Issues dealt with in this guideline include:
Filtering and blocking
Chat-lines
e-books
e-serials
Streaming video
Videoconferencing
Geographic information systems

POLICY ISSUES

The IST programme explicitly supports movement towards high-quality, affordable general interest services and the e-Europe action plan promotes access to such services.

The Report from the European Commission's Task Force on Educational Software and Multimedia included a recommendation that all public libraries should offer free access to multimedia resources so that citizens can benefit from information services, arts and cultural activities and education and training facilities.

Specific national strategic approaches such as the Peoples’ Network in the UK embody and seek to implement this approach.

Public libraries have a strong modern tradition of supplying access to materials in non-print formats. The LibEcon2000 Millennium survey shows that in 1998 the total stock of audio-visual items in European public libraries was 1,233 million (5.2% of the total holdings).

The balance between print, multimedia holdings and access to Internet resources has continued to change rapidly since then, raising new issues about the future role of the public library in providing and managing ‘virtual’ rather than physical resources. The move towards digital content will also have an impact on space allocation within libraries as users will require PCs and other equipment in order to be able to make use of it on the premises.

Policy makers and managers of public libraries across Europe need to assess the extent to which they are in the business of providing multimedia services which are partly or wholly delivered electronically to the home and develop strategies accordingly.

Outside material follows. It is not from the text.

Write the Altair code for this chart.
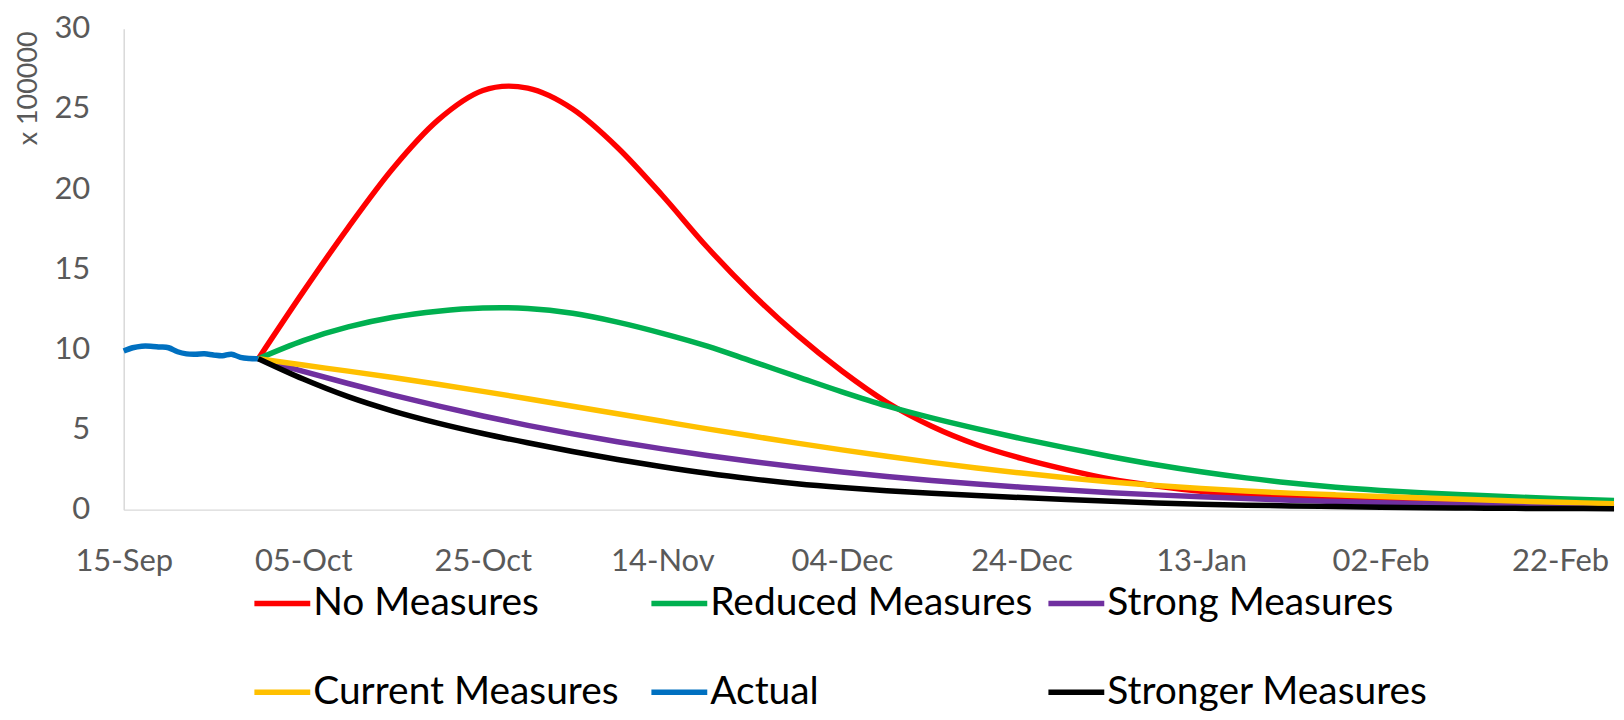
import altair as alt
import pandas as pd

# ---------------- data (values in units of 100000) ----------------
series_names = ["No Measures", "Reduced Measures", "Strong Measures",
                "Current Measures", "Actual", "Stronger Measures"]
series_colors = ["#FF0000", "#00B050", "#7030A0", "#FFC000", "#0070C0", "#000000"]

actual_dates = ["2020-09-15", "2020-09-16", "2020-09-17", "2020-09-18",
                "2020-09-19", "2020-09-20", "2020-09-21", "2020-09-22",
                "2020-09-23", "2020-09-24", "2020-09-25", "2020-09-26",
                "2020-09-27", "2020-09-28", "2020-09-29", "2020-09-30"]
actual_values = [9.9, 10.1, 10.2, 10.2, 10.15, 10.1, 9.85, 9.72,
                 9.7, 9.72, 9.65, 9.6, 9.7, 9.5, 9.43, 9.42]

scenario_dates = ["2020-09-30", "2020-10-05", "2020-10-10", "2020-10-15",
                  "2020-10-20", "2020-10-25", "2020-10-30",
                  "2020-11-04", "2020-11-09", "2020-11-14", "2020-11-19",
                  "2020-11-24", "2020-11-29", "2020-12-04", "2020-12-09",
                  "2020-12-14", "2020-12-19", "2020-12-24", "2020-12-29",
                  "2021-01-03", "2021-01-08", "2021-01-13", "2021-01-18",
                  "2021-01-23", "2021-01-28", "2021-02-02", "2021-02-07",
                  "2021-02-12", "2021-02-17", "2021-02-22", "2021-02-28"]

no_measures = [9.42, 13.6, 17.6, 21.3, 24.3, 26.15, 26.3,
               25.0, 22.6, 19.6, 16.37, 13.47, 10.9, 8.65, 6.7,
               5.2, 4.05, 3.2, 2.5, 1.9, 1.48, 1.15, 0.92,
               0.76, 0.63, 0.53, 0.44, 0.36, 0.29, 0.23, 0.18]
reduced_measures = [9.42, 10.55, 11.4, 12.0, 12.38, 12.58, 12.55,
                    12.25, 11.7, 11.0, 10.2, 9.25, 8.3, 7.35, 6.47,
                    5.72, 5.05, 4.43, 3.85, 3.3, 2.8, 2.36, 1.98,
                    1.66, 1.4, 1.2, 1.04, 0.91, 0.79, 0.68, 0.57]
strong_measures = [9.42, 8.62, 7.87, 7.15, 6.47, 5.84, 5.26,
                   4.73, 4.24, 3.79, 3.38, 3.0, 2.66, 2.35, 2.07,
                   1.82, 1.6, 1.4, 1.22, 1.06, 0.92, 0.8, 0.69,
                   0.59, 0.5, 0.43, 0.37, 0.32, 0.27, 0.23, 0.19]
current_measures = [9.42, 9.02, 8.64, 8.24, 7.82, 7.38, 6.92,
                    6.45, 5.98, 5.51, 5.04, 4.59, 4.15, 3.73, 3.33,
                    2.95, 2.6, 2.28, 1.99, 1.73, 1.51, 1.32, 1.16,
                    1.03, 0.92, 0.82, 0.72, 0.63, 0.54, 0.46, 0.37]
stronger_measures = [9.42, 8.15, 7.05, 6.15, 5.4, 4.75, 4.17,
                     3.63, 3.13, 2.68, 2.27, 1.92, 1.62, 1.38, 1.18,
                     1.02, 0.88, 0.75, 0.63, 0.52, 0.42, 0.34, 0.28,
                     0.23, 0.19, 0.15, 0.12, 0.1, 0.08, 0.07, 0.06]

tick_dates = ["2020-09-15", "2020-10-05", "2020-10-25", "2020-11-14",
              "2020-12-04", "2020-12-24", "2021-01-13", "2021-02-02",
              "2021-02-22"]
y_ticks = [0, 5, 10, 15, 20, 25, 30]
x_domain = ["2020-09-15", "2021-02-28"]

# ---------------- build table (draw order = series order) ----------------
series_data = [
    ("No Measures", scenario_dates, no_measures),
    ("Reduced Measures", scenario_dates, reduced_measures),
    ("Strong Measures", scenario_dates, strong_measures),
    ("Current Measures", scenario_dates, current_measures),
    ("Actual", actual_dates, actual_values),
    ("Stronger Measures", scenario_dates, stronger_measures),
]
rows = []
for order, (name, dates, vals) in enumerate(series_data):
    for d, v in zip(dates, vals):
        rows.append({"date": d, "value": v, "series": name, "k": order})
df = pd.DataFrame(rows)


def ms(s):
    return int(pd.Timestamp(s, tz="UTC").timestamp() * 1000)


FONT = "Lato"
GRAY = "#595959"

chart = alt.Chart(df).mark_line(strokeWidth=5.5, interpolate="cardinal").encode(
    x=alt.X("date:T",
            scale=alt.Scale(type="utc", domain=[ms(x_domain[0]), ms(x_domain[1])]),
            axis=alt.Axis(values=[ms(t) for t in tick_dates], format="%d-%b",
                          title=None, grid=False, ticks=False, tickSize=0,
                          domainColor="#D9D9D9", domainWidth=1.5,
                          labelFont=FONT, labelFontSize=31, labelColor=GRAY,
                          labelPadding=37, labelFlush=False, labelOverlap=False)),
    y=alt.Y("value:Q",
            scale=alt.Scale(domain=[0, 30], nice=False, zero=True),
            axis=alt.Axis(values=y_ticks, grid=False, ticks=False, tickSize=0,
                          domainColor="#D9D9D9", domainWidth=1.5,
                          labelFont=FONT, labelFontSize=31, labelColor=GRAY,
                          labelPadding=34,
                          title="x 100000", titleFont=FONT, titleFontSize=27,
                          titleFontWeight="normal", titleColor=GRAY,
                          titleX=-95, titleY=2, titleAngle=270,
                          titleAlign="right", titleBaseline="middle")),
    color=alt.Color("series:N",
                    scale=alt.Scale(domain=series_names, range=series_colors),
                    legend=alt.Legend(orient="none", legendX=128, legendY=545,
                                      direction="horizontal", columns=3,
                                      gridAlign="all", columnPadding=4,
                                      rowPadding=38, padding=0,
                                      symbolType="stroke", symbolSize=3136,
                                      symbolStrokeWidth=5.5, labelOffset=0,
                                      labelFont=FONT, labelFontSize=39,
                                      labelColor="#000000", labelLimit=0,
                                      title=None)),
    detail="k:O",
).properties(
    width=1494, height=482,
    autosize="none",
    padding={"left": 116, "top": 20, "right": 2, "bottom": 202},
).configure_view(stroke=None)

chart.save("out.html", embed_options={"renderer": "svg", "actions": False})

Public libraries, museums and archives themselves hold and create some digital or multimedia content, often in special local collections which may include newspapers, photographs, maps manuscripts, sound recordings (e.g. oral history), local art collections and film or video. (See digitisation for guidelines on digitisation). Collections of ‘virtual’ Internet (e.g. local or thematic) resources can be created and packaged at little cost and are a way of extending the library's conventional functions.

It may be attractive in countries with a large, long and rich legacy of documented cultural history, to concentrate on such out-of-copyright collections as a way of minimising the need to deal with IPR problems. However, if public libraries, museums and archives are to compete in the longer term as content providers supplying services over wide networks, they will need to engage fully with the rights-holding community about licensing the re-use and repackaging of in-copyright content (see also copyright and legal issues).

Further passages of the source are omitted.